Jakira Rogers, who leads the Racial Equity and Access Program at Massachusetts Advocates for Children, said protecting students in schools “is both an economic and a racial equity issue.”
“BPS serves a large number of students of color, English learners, students with disabilities, and others who have faced historical racism and disinvestment in Boston Public Schools,” Rogers said. “Students and their families are struggling, particularly students with disabilities, and students from populations that have historically been marginalized, such as Black and Latinx students.”
She said lax COVID-19 procedures would worsen educational inequities because students from vulnerable populations are more likely to experience individual quarantines or school closures caused by outbreaks.

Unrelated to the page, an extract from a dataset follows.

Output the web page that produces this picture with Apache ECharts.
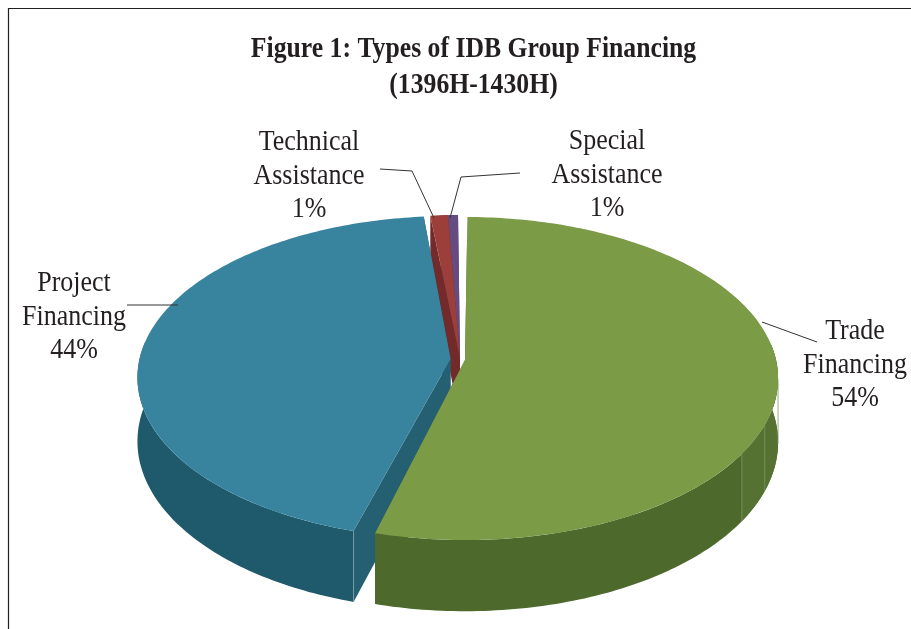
<!DOCTYPE html>
<html>
<head>
<meta charset="utf-8">
<style>html,body{margin:0;padding:0;background:#fff}#chart{width:911px;height:629px}</style>
<script src="https://cdn.jsdelivr.net/npm/echarts@6/dist/echarts.min.js"></script>
</head>
<body>
<div id="chart"></div>
<script>
// Financing shares, in percent
const categories = ['Trade\nFinancing', 'Project\nFinancing', 'Technical\nAssistance', 'Special\nAssistance'];
const values = [54, 44, 1, 1];
const titleLines = ['Figure 1: Types of IDB Group Financing', '(1396H-1430H)'];

// Colours per slice: top face, outer wall, cut face
const topColors = ['#7C9B47', '#38849E', '#9C3F3B', '#664B80'];
const wallColors = ['#4D692C', '#1F5A6C', '#722B2A', '#4A3560'];
const faceColors = ['#4D692C', '#245F72', '#722B2A', '#4A3560'];

// Exploded apex of each slice, a small turn of its own, its label and leader line
const apex = [[465, 360], [450.5, 359], [460, 358], [460, 358]];
const sliceTurn = [0, 1.2, 0.6, -0.9];
const labelPos = [[855, 365], [74, 317], [309, 176], [607, 175]];
const leaders = [
  [[762, 322], [817, 342]],
  [[127, 305], [178, 305]],
  [[380, 169], [412, 171], [434, 218]],
  [[520, 173], [461, 177], [450, 218]]
];
// Paint order: back slices first, the large front slice last
const paintRank = [4, 3, 2, 1];
// Facet joints on the outer wall, as clock angles in degrees
const wallSeams = [[97, 113, 123.5], [], [], []];

// Perspective disc: rx/ry are the radii, tilt narrows the far side, depth is the wall height
const rx = 311, ry = 159.4, tilt = 0.1146, depth = 63;
const startDeg = 0.5;

// Glyphs in the figure are set narrow and tall
const textStretch = 1.12;

function project(deg, radius, a, low) {
  const t = deg * Math.PI / 180;
  const u = Math.sin(t) * radius, v = -Math.cos(t) * radius;
  const f = 1 / (1 - tilt * v);
  return [a[0] + rx * u * f, a[1] + ry * v * f + (low ? depth * f : 0)];
}
function arc(from, to, a, low) {
  const pts = [];
  const n = Math.max(2, Math.ceil(Math.abs(to - from)));
  for (let i = 0; i <= n; i++) pts.push(project(from + (to - from) * i / n, 1, a, low));
  return pts;
}
function poly(points, color, z2) {
  return { type: 'polygon', z2, shape: { points }, style: { fill: color } };
}

function renderSlice(params, api) {
  const i = params.dataIndex;
  const total = values.reduce((s, x) => s + x, 0);
  let before = 0;
  for (let j = 0; j < i; j++) before += values[j];
  const from = startDeg + sliceTurn[i] + before / total * 360;
  const to = from + api.value(0) / total * 360;
  const a = apex[i];
  const rank = paintRank[i] * 10;
  const children = [];

  // Cut faces on both sides of the slice
  [from, to].forEach(d => {
    children.push(poly([[a[0], a[1]], project(d, 1, a, false), project(d, 1, a, true), project(d, 0, a, true)], faceColors[i], rank));
  });

  // Outer wall, only where it faces the viewer
  const wFrom = Math.max(from, 84), wTo = Math.min(to, 276);
  if (wTo > wFrom) {
    children.push(poly(arc(wFrom, wTo, a, false).concat(arc(wFrom, wTo, a, true).reverse()), wallColors[i], rank + 1));
  }
  // Slightly lighter facets and their joints
  const seams = wallSeams[i];
  if (seams.length) {
    children.push(poly(arc(wFrom, seams[2], a, false).concat(arc(wFrom, seams[2], a, true).reverse()), '#567233', rank + 2));
    seams.forEach(d => {
      const p = project(d, 1, a, false), q = project(d, 1, a, true);
      children.push({ type: 'line', z2: rank + 3, shape: { x1: p[0], y1: p[1], x2: q[0], y2: q[1] }, style: { stroke: '#7F9462', lineWidth: 0.8 } });
    });
  }
  // Joint where the blue wall meets its cut face
  if (i === 1) {
    const p = project(from, 1, a, false), q = project(from, 1, a, true);
    children.push({ type: 'line', z2: rank + 3, shape: { x1: p[0], y1: p[1], x2: q[0], y2: q[1] }, style: { stroke: '#7FA3AF', lineWidth: 0.8 } });
  }

  // Top face
  children.push(poly([[a[0], a[1]]].concat(arc(from, to, a, false)), topColors[i], rank + 4));
  return { type: 'group', children };
}

// Frame, title, leader lines and slice labels
const graphics = [
  { type: 'polyline', shape: { points: [[8.5, 629], [8.5, 8.5], [911, 8.5]] }, style: { fill: null, stroke: '#231F20', lineWidth: 1.2 }, z: 1 },
  {
    type: 'text', z: 6, x: 473.5, y: 68, scaleY: textStretch,
    style: {
      text: titleLines.join('\n'), fill: '#231F20', font: 'bold 25.7px "Liberation Serif"',
      lineHeight: 36 / textStretch, align: 'center', verticalAlign: 'middle'
    }
  }
];
leaders.forEach(points => {
  graphics.push({ type: 'polyline', z: 5, shape: { points }, style: { fill: null, stroke: '#333', lineWidth: 1 } });
});
categories.forEach((name, i) => {
  graphics.push({
    type: 'text', z: 6, x: labelPos[i][0], y: labelPos[i][1], scaleY: textStretch,
    style: {
      text: name + '\n' + values[i] + '%',
      fill: '#231F20', font: '26px "Liberation Serif"', lineHeight: 33.5 / textStretch,
      align: 'center', verticalAlign: 'middle'
    }
  });
});

const chart = echarts.init(document.getElementById('chart'), null, { renderer: 'canvas' });
chart.setOption({
  animation: false,
  backgroundColor: '#fff',
  graphic: graphics,
  series: [{
    type: 'custom',
    coordinateSystem: 'none',
    silent: true,
    renderItem: renderSlice,
    data: values.map(v => [v])
  }]
});
</script>
</body>
</html>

Boston Public Schools reported 345 new COVID-19 cases in the week running Dec. 2 to Dec. 8, more than double the new cases the district has announced in any other week this school year. Outbreaks have been reported this fall at the Manning Elementary School and the Curley K-8 School, both in Jamaica Plain, leading the Curley to temporarily move to online learning last month.

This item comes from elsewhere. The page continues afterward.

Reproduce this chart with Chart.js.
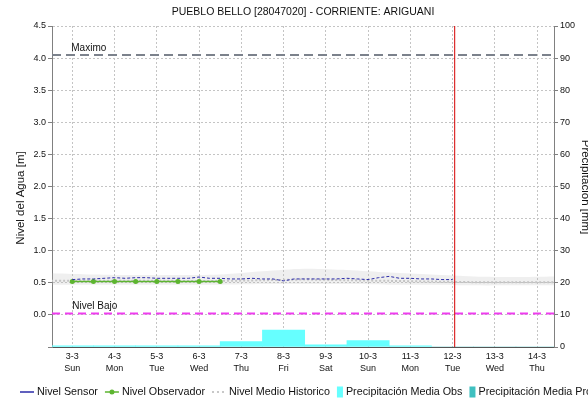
<!DOCTYPE html>
<html>
<head>
<meta charset="UTF-8">
<title>Pueblo Bello - Ariguani</title>
<style>
  html, body { margin: 0; padding: 0; background: #fff; }
  #grafica-box { position: relative; width: 588px; height: 402px; }
</style>
</head>
<body>
<div id="grafica-box"><canvas id="grafica"></canvas></div>

<script src="https://cdn.jsdelivr.net/npm/chart.js@4.4.1/dist/chart.umd.min.js"></script>

<script>
  var titulo = 'PUEBLO BELLO [28047020] - CORRIENTE: ARIGUANI';
  var fuente = '"Liberation Sans", Arial, sans-serif';

  // eje de tiempo (dia del mes)
  var dias = [3, 4, 5, 6, 7, 8, 9, 10, 11, 12, 13, 14];
  var etiquetasDia = ['3-3', '4-3', '5-3', '6-3', '7-3', '8-3', '9-3', '10-3', '11-3', '12-3', '13-3', '14-3'];
  var diasSemana = ['Sun', 'Mon', 'Tue', 'Wed', 'Thu', 'Fri', 'Sat', 'Sun', 'Mon', 'Tue', 'Wed', 'Thu'];
  var inicioEje = 2.52;
  var finEje = 14.4;
  var fechaActual = 12.05;

  // umbrales [m]
  var nivelMaximo = 4.05;
  var nivelBajo = 0.02;

  // nivel sensor cada 6 horas [m]
  var sensorTiempo = [3, 3.25, 3.5, 3.75, 4, 4.25, 4.5, 4.75, 5, 5.25, 5.5, 5.75, 6, 6.25, 6.5, 6.75,
                      7, 7.25, 7.5, 7.75, 8, 8.25, 8.5, 8.75, 9, 9.25, 9.5, 9.75, 10, 10.25, 10.5, 10.75,
                      11, 11.25, 11.5, 11.75, 12];
  var sensorNivel = [0.55, 0.56, 0.56, 0.57, 0.58, 0.57, 0.58, 0.58, 0.57, 0.57, 0.57, 0.57, 0.59, 0.57, 0.57, 0.56,
                     0.56, 0.57, 0.56, 0.56, 0.53, 0.56, 0.56, 0.56, 0.56, 0.56, 0.57, 0.56, 0.55, 0.58, 0.60, 0.57,
                     0.57, 0.56, 0.56, 0.55, 0.55];

  // lecturas del observador [m]
  var obsTiempo = [3, 3.5, 4, 4.5, 5, 5.5, 6, 6.5];
  var obsNivel = [0.52, 0.52, 0.52, 0.52, 0.52, 0.52, 0.52, 0.52];

  // nivel medio historico y rango [m]
  var histTiempo = [2.5, 3.5, 4.5, 5.5, 6.5, 7.5, 8.5, 9.5, 10.5, 11.5, 12.5, 13.5, 14.5];
  var histMedio = [0.53, 0.53, 0.53, 0.53, 0.53, 0.54, 0.55, 0.54, 0.53, 0.52, 0.51, 0.51, 0.51];
  var histMin = [0.47, 0.47, 0.47, 0.47, 0.47, 0.48, 0.48, 0.48, 0.47, 0.47, 0.46, 0.46, 0.46];
  var histMax = [0.65, 0.63, 0.62, 0.62, 0.63, 0.68, 0.72, 0.70, 0.66, 0.63, 0.60, 0.59, 0.60];

  // precipitacion diaria [mm]
  var precipDias = [3, 4, 5, 6, 7, 8, 9, 10, 11];
  var precipObs = [0.4, 0.4, 0.4, 0.4, 1.65, 5.3, 0.7, 2.0, 0.4];
  var precipProDias = [12, 13, 14];
  var precipPro = [0, 0, 0];

  var pares = function(xs, ys) {
    return xs.map(function(x, i) { return {x: x, y: ys[i]}; });
  };

  var extras = {
    id: 'extras',
    afterDatasetsDraw: function(chart) {
      var ctx = chart.ctx;
      var a = chart.chartArea;
      var sx = chart.scales.x, sy = chart.scales.y;

      var linea = function(valor, color, dash, texto, dx) {
        var py = sy.getPixelForValue(valor);
        ctx.save();
        ctx.strokeStyle = color;
        ctx.lineWidth = 2;
        ctx.setLineDash(dash);
        ctx.beginPath();
        ctx.moveTo(a.left, py);
        ctx.lineTo(a.right, py);
        ctx.stroke();
        ctx.setLineDash([]);
        ctx.fillStyle = '#111';
        ctx.font = '10px ' + fuente;
        ctx.textBaseline = 'bottom';
        ctx.fillText(texto, sx.getPixelForValue(dias[0]) + dx, py - 2);
        ctx.restore();
      };
      linea(nivelMaximo, '#7c828c', [9, 5], 'Maximo', -1);
      linea(nivelBajo, '#ee3cee', [8, 5], 'Nivel Bajo', 0);

      var px = sx.getPixelForValue(fechaActual);
      ctx.save();
      ctx.strokeStyle = '#d40000';
      ctx.lineWidth = 1;
      ctx.beginPath();
      ctx.moveTo(px, a.top);
      ctx.lineTo(px, a.bottom);
      ctx.stroke();
      ctx.restore();
    },
    afterDraw: function(chart) {
      var ctx = chart.ctx;
      var a = chart.chartArea;
      ctx.save();
      ctx.fillStyle = '#111';
      ctx.textBaseline = 'middle';

      ctx.font = '10.5px ' + fuente;
      ctx.textAlign = 'center';
      ctx.fillText(titulo, (a.left + a.right) / 2, 12);

      // titulos de los ejes
      ctx.save();
      ctx.translate(21, 198);
      ctx.rotate(-Math.PI / 2);
      ctx.font = '11.5px ' + fuente;
      ctx.fillText('Nivel del Agua [m]', 0, 0);
      ctx.restore();

      ctx.save();
      ctx.translate(585, 187);
      ctx.rotate(Math.PI / 2);
      ctx.font = '11.5px ' + fuente;
      ctx.fillText('Precipitacion [mm]', 0, 0);
      ctx.restore();

      // leyenda en una sola fila
      ctx.textAlign = 'left';
      ctx.font = '10.75px ' + fuente;
      var x = 20, y = 392;
      chart.data.datasets.forEach(function(ds) {
        if (!ds.leyenda) return;
        var w = ds.leyenda === 'caja' ? 6 : 14;
        ctx.save();
        if (ds.leyenda === 'caja') {
          ctx.fillStyle = ds.backgroundColor;
          ctx.fillRect(x, y - 5.5, w, 11);
        } else {
          ctx.strokeStyle = ds.leyenda === 'puntos' ? '#c8c8c8' : ds.borderColor;
          ctx.lineWidth = ds.leyenda === 'puntos' ? 2 : 1.5;
          ctx.setLineDash(ds.leyenda === 'puntos' ? [2, 3] : []);
          ctx.beginPath();
          ctx.moveTo(x, y);
          ctx.lineTo(x + w, y);
          ctx.stroke();
          if (ds.leyenda === 'marca') {
            ctx.fillStyle = ds.borderColor;
            ctx.beginPath();
            ctx.arc(x + w / 2, y, 2.5, 0, Math.PI * 2);
            ctx.fill();
          }
        }
        ctx.restore();
        x += w + 3;
        ctx.fillText(ds.label, x, y);
        x += ctx.measureText(ds.label).width + 7;
      });
      ctx.restore();
    }
  };

  var ctx = document.getElementById('grafica');

  var chart = new Chart(ctx, {
    data: {
      datasets: [
        {
          type: 'line', label: 'Nivel Sensor', leyenda: 'linea', order: 1,
          data: pares(sensorTiempo, sensorNivel), yAxisID: 'y',
          borderColor: '#2b2ba8', borderWidth: 1, borderDash: [3, 2],
          pointRadius: 0, tension: 0, fill: false
        },
        {
          type: 'line', label: 'Nivel Observador', leyenda: 'marca', order: 2,
          data: pares(obsTiempo, obsNivel), yAxisID: 'y',
          borderColor: '#5db530', borderWidth: 1.5,
          pointRadius: 2.5, pointBackgroundColor: '#5db530', pointBorderWidth: 0,
          tension: 0, fill: false
        },
        {
          type: 'line', label: 'Nivel Medio Historico', leyenda: 'puntos', order: 5,
          data: pares(histTiempo, histMedio), yAxisID: 'y',
          borderColor: '#c4c4c4', borderWidth: 2, borderDash: [2, 2],
          pointRadius: 0, tension: 0.3, fill: false
        },
        {
          type: 'line', label: 'min historico', order: 7,
          data: pares(histTiempo, histMin), yAxisID: 'y',
          borderWidth: 0, pointRadius: 0, tension: 0.3, fill: false
        },
        {
          type: 'line', label: 'max historico', order: 6,
          data: pares(histTiempo, histMax), yAxisID: 'y',
          borderWidth: 0, pointRadius: 0, tension: 0.3,
          fill: '-1', backgroundColor: 'rgba(180, 180, 180, 0.22)'
        },
        {
          type: 'bar', label: 'Precipitación Media Obs', leyenda: 'caja', order: 9,
          data: pares(precipDias, precipObs), yAxisID: 'y2',
          backgroundColor: '#66ffff', borderWidth: 0,
          barPercentage: 1, categoryPercentage: 1, grouped: false, clip: 0
        },
        {
          type: 'bar', label: 'Precipitación Media Pro', leyenda: 'caja', order: 10,
          data: pares(precipProDias, precipPro), yAxisID: 'y2',
          backgroundColor: '#3fc0c0', borderWidth: 0,
          barPercentage: 1, categoryPercentage: 1, grouped: false, clip: 0
        }
      ]
    },
    options: {
      responsive: true,
      maintainAspectRatio: false,
      animation: false,
      devicePixelRatio: 1,
      layout: { padding: { top: 26, left: 0, right: 0, bottom: 0 } },
      plugins: {
        legend: { display: false },
        title: { display: false },
        tooltip: { enabled: false }
      },
      scales: {
        x: {
          type: 'linear', min: inicioEje, max: finEje, offset: false,
          afterBuildTicks: function(s) {
            s.ticks = dias.map(function(d) { return {value: d}; });
          },
          afterFit: function(s) { s.height = 55; },
          ticks: {
            autoSkip: false, maxRotation: 0, padding: 4, color: '#111',
            font: { size: 9, family: fuente, lineHeight: 1.3 },
            callback: function(v) {
              var i = dias.indexOf(v);
              return i < 0 ? '' : [etiquetasDia[i], diasSemana[i]];
            }
          },
          grid: { color: '#c4c4c4', drawTicks: false, offset: false },
          border: { color: '#555', dash: [2, 2] }
        },
        y: {
          position: 'left', min: -0.5, max: 4.5,
          afterFit: function(s) { s.width = 52; },
          ticks: {
            stepSize: 0.5, padding: 2, color: '#111',
            font: { size: 9, family: fuente },
            callback: function(v) { return v < 0 ? '' : v.toFixed(1); }
          },
          grid: { color: '#c4c4c4', tickColor: '#808080', tickLength: 4, tickBorderDash: [] },
          border: { color: '#808080', dash: [2, 2] }
        },
        y2: {
          position: 'right', min: 0, max: 100,
          afterFit: function(s) { s.width = 34; },
          ticks: {
            stepSize: 10, padding: 2, color: '#111',
            font: { size: 9, family: fuente }
          },
          grid: { drawOnChartArea: false, tickColor: '#808080', tickLength: 4 },
          border: { color: '#808080' }
        }
      }
    },
    plugins: [extras]
  });
</script>
</body>
</html>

Rally participants chanted, “What do we want? COVID safety! When do we want it? Now!” and sang “This Little Light of Mine,” with lyrics changed for the pandemic. They held signs with messages such as “Fully fund public schools and health,” “Shine a light on school outbreaks,” and “Do your job! Charlie COVID Baker.”
Dr. Philip Lederer, an infectious disease physician at the Upham’s Corner Health Center in Dorchester, told the crowd he hoped the rally would be “a turning point for freedom and healing for the children of the Boston Public Schools and beyond.”
“We live in a time of great darkness, of unchecked COVID transmission, of withering injustice and weak political leaders,” Lederer said. “Our children are in danger from COVID and many other threats. Saving our public schools and protecting our children’s health must be our number one priority.”
Camellia Browne and Kellie Binczyk, both Boston Public Schools nurses, said they are concerned about safety in their school of almost 500 students, where contact tracing for those infected is lax.
“It’s been contracted out, and it’s not getting done,” Binczyk said. “These people are getting paid to do it, and they’re not doing it. And the safety of the school is falling on the school nurses.”
Browne and Binczyk said nurses are spending their time tracing contacts of infected students instead of tending to their regular duties, and important work is delayed.
“We aren’t here … to do COVID tracing, but unfortunately that’s what we’ve been doing,” Browne said.
Meanwhile, data and referrals from vision and hearing screenings conducted earlier in the year are reaching parents late because nurses don’t have time for it, and nurses are still reviewing emergency forms in December that they should have completed more than a month ago, Binczyk said.
“We’re so far behind because every day we’re dealing with COVID issues,” she said.